Ludmila da Silva (born 1 December 1994), commonly known as Ludmila, is a Brazilian professional footballer who plays as a forward for Atlético Madrid of Spain's Primera División and the Brazil women's national team.

Club career

A high school athletics champion, Ludmila took up organised football at the relatively late age of 15. She was noticed by a scout from CA Juventus and then moved on to play for São Caetano, Portuguesa, Rio Preto and São José as a fast and strong winger.

In August 2017, Ludmila agreed to a transfer to Spanish Primera División club Atlético Madrid. Her exceptional pace led her to be dubbed: "Road Runner". Good performances and six goals in the first half season prompted Atlético to extend her initial two-year contract by another year in December 2017.

In September 2018, Ludmila assisted the first goal and scored the second to eliminate Manchester City from the 2018–19 UEFA Women's Champions League Round of 32, securing Atlético's place in the Round of 16.

International career
Ludmila was part of the Brazilian under-20 selection at the 2014 South American U-20 Women's Championship in Uruguay, scoring three goals at the tournament. In the 2–0 final win over Paraguay, she won a penalty which Andressa converted, and then scored the second goal herself.

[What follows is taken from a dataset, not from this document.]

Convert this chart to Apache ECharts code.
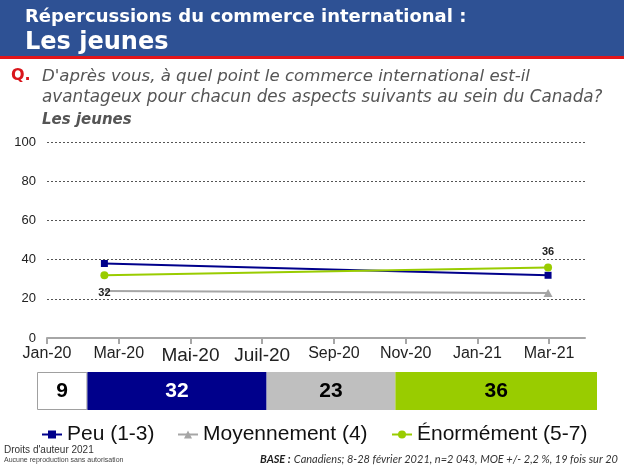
<!DOCTYPE html>
<html><head><meta charset="utf-8">
<script src="https://cdn.jsdelivr.net/npm/echarts@6/dist/echarts.min.js"></script>
<style>html,body{margin:0;padding:0;background:#fff}#c{width:624px;height:468px}</style>
</head><body><div id="c"></div>
<script>
// ---- data ----
const monthTicks = [0, 2, 4, 6, 8, 10, 12, 14];
const tickLabels = ['Jan-20', 'Mar-20', 'Mai-20', 'Juil-20', 'Sep-20', 'Nov-20', 'Jan-21', 'Mar-21'];
const surveyMonths = [1.6, 13.97]; // months since Jan 2020 (Feb 2020, Mar 2021 waves)
const peu = [38, 32];
const moyen = [24, 23];
const enorme = [32, 36];
const seriesNames = ['Peu (1-3)', 'Moyennement (4)', 'Énormément (5-7)'];
const barCats = ['NSP', 'Peu', 'Moyennement', 'Énormément'];
const barValues = [9, 32, 23, 36];

const NAVY = '#00008B', GRAY = '#A6A6A6', GREEN = '#99CC00', BARGRAY = '#BFBFBF';

const chart = echarts.init(document.getElementById('c'), null, {renderer: 'canvas'});
const pts = a => a.map((v, i) => [surveyMonths[i], v]);

const barColors = ['#FFFFFF', NAVY, BARGRAY, GREEN];
const barTextColors = ['#000', '#fff', '#000', '#000'];
const QFONT = '"DejaVu Sans", Verdana, sans-serif';
const legendText = {fontSize: 21, color: '#111', fontFamily: 'Arial, "Liberation Sans"'};

const option = {
  animation: false,
  graphic: [
    {type: 'rect', shape: {x: 0, y: 0, width: 624, height: 57}, style: {fill: '#2E5194'}},
    {type: 'rect', shape: {x: 0, y: 56, width: 624, height: 3}, style: {fill: '#E3151A'}},
    {type: 'text', left: 25, top: 8, style: {text: 'Répercussions du commerce international :', fill: '#fff', font: 'bold 18px ' + QFONT}},
    {type: 'text', left: 25, top: 31, style: {text: 'Les jeunes', fill: '#fff', font: 'bold 24px ' + QFONT}},
    {type: 'text', left: 11, top: 68, style: {text: 'Q.', fill: '#D9161C', font: 'bold 16px ' + QFONT}},
    {type: 'text', left: 42, top: 68, style: {text: "D'après vous, à quel point le commerce international est-il", fill: '#555', font: 'italic 16.6px ' + QFONT}},
    {type: 'text', left: 42, top: 89, style: {text: 'avantageux pour chacun des aspects suivants au sein du Canada?', fill: '#555', font: 'italic 16.8px ' + QFONT}},
    {type: 'text', left: 42, top: 113, style: {text: 'Les jeunes', fill: '#555', font: 'italic bold 15px ' + QFONT}},
    {type: 'text', left: 4, top: 445, style: {text: "Droits d'auteur 2021", fill: '#333', font: '10px Arial, "Liberation Sans", sans-serif'}},
    {type: 'text', left: 4, top: 457, style: {text: 'Aucune reproduction sans autorisation', fill: '#444', font: '7px Arial, "Liberation Sans", sans-serif'}},
    {type: 'text', right: 6, top: 453, style: {rich: {
      b: {font: 'italic bold 11px Lato, "Open Sans", sans-serif', fill: '#222'},
      n: {font: 'italic 11px Lato, "Open Sans", sans-serif', fill: '#333'}
    }, text: '{b|BASE :} {n|Canadiens; 8-28 février 2021, n=2 043, MOE +/- 2,2 %, 19 fois sur 20}'}}
  ],
  grid: [
    {left: 47, top: 142, width: 538, height: 196},
    {left: 37, top: 372, width: 560, height: 38}
  ],
  xAxis: [
    {type: 'value', gridIndex: 0, min: 0, max: 15, interval: 1,
     axisLine: {show: true, lineStyle: {color: GRAY, width: 2}},
     axisTick: {show: true, customValues: monthTicks, length: 6, lineStyle: {color: GRAY, width: 2}},
     splitLine: {show: false},
     axisLabel: {customValues: monthTicks, margin: 8, fontSize: 16, color: '#222', fontFamily: 'Arial, "Liberation Sans"',
       formatter: v => {
         const i = monthTicks.indexOf(v);
         if (i < 0) return '';
         return (i === 2 || i === 3) ? '{big|' + tickLabels[i] + '}' : tickLabels[i];
       },
       rich: {big: {fontSize: 19, color: '#222', fontFamily: 'Arial, "Liberation Sans"'}}}
    },
    {type: 'value', gridIndex: 1, min: 0, max: 100, show: false}
  ],
  yAxis: [
    {type: 'value', gridIndex: 0, min: 0, max: 100, interval: 20,
     axisLine: {show: false}, axisTick: {show: false},
     splitLine: {show: true, lineStyle: {type: [2, 2], color: '#555', width: 1}},
     axisLabel: {fontSize: 13, color: '#222', margin: 11, fontFamily: 'Arial, "Liberation Sans"'}
    },
    {type: 'category', gridIndex: 1, data: ['x'], show: false}
  ],
  legend: [
    {data: [seriesNames[0]], left: 36, top: 419, itemWidth: 20, itemHeight: 10, itemGap: 4, textStyle: legendText},
    {data: [seriesNames[1]], left: 172, top: 419, itemWidth: 20, itemHeight: 10, itemGap: 4, textStyle: legendText},
    {data: [seriesNames[2]], left: 386, top: 419, itemWidth: 20, itemHeight: 10, itemGap: 4, textStyle: legendText}
  ],
  series: [
    {name: seriesNames[0], type: 'line', xAxisIndex: 0, yAxisIndex: 0, data: pts(peu).map(d => ({value: d})),
     symbol: 'rect', symbolSize: 7, lineStyle: {color: NAVY, width: 2}, itemStyle: {color: NAVY}, z: 5},
    {name: seriesNames[1], type: 'line', xAxisIndex: 0, yAxisIndex: 0,
     data: pts(moyen).map((d, i) => i === 0 ? {value: d, symbolSize: 0} : {value: d}),
     symbol: 'triangle', symbolSize: [9, 8],
     lineStyle: {color: GRAY, width: 2}, itemStyle: {color: GRAY}, z: 4},
    {name: seriesNames[2], type: 'line', xAxisIndex: 0, yAxisIndex: 0,
     data: pts(enorme).map((d, i) => i === 0 ? {value: d, label: {position: 'bottom', distance: 8}} : {value: d}),
     symbol: 'circle', symbolSize: 8, lineStyle: {color: GREEN, width: 2}, itemStyle: {color: GREEN}, z: 6,
     label: {show: true, fontSize: 11, fontWeight: 'bold', color: '#222', fontFamily: 'Arial, "Liberation Sans"',
       position: 'top', distance: 6, formatter: p => p.value[1]}}
  ].concat(barValues.map((v, i) => ({
    name: barCats[i], type: 'bar', stack: 'b', xAxisIndex: 1, yAxisIndex: 1, barWidth: 38,
    data: [v],
    itemStyle: {color: barColors[i], borderColor: i === 0 ? '#A0A0A0' : barColors[i], borderWidth: i === 0 ? 1 : 0},
    label: {show: true, position: 'inside', fontSize: 21, fontWeight: 'bold', color: barTextColors[i], fontFamily: 'Arial, "Liberation Sans"'}
  })))
};

chart.setOption(option);
</script></body></html>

In June 2017, Ludmila was called up to the senior Brazil squad for the first time for a friendly match against Germany in Sandhausen. She reportedly did not have a passport and had to urgently obtain one to accept the call-up. She stated that national coach Emily Lima, previously her boss at Juventus and São José, was a mother figure to her. In Germany, Brazil fielded a weakened team as the match was outside FIFA-specified international dates and some regular players were unable to attend. Ludmila capitalised on an error by German goalkeeper Almuth Schult to mark her debut with a goal, but Brazil lost 3–1.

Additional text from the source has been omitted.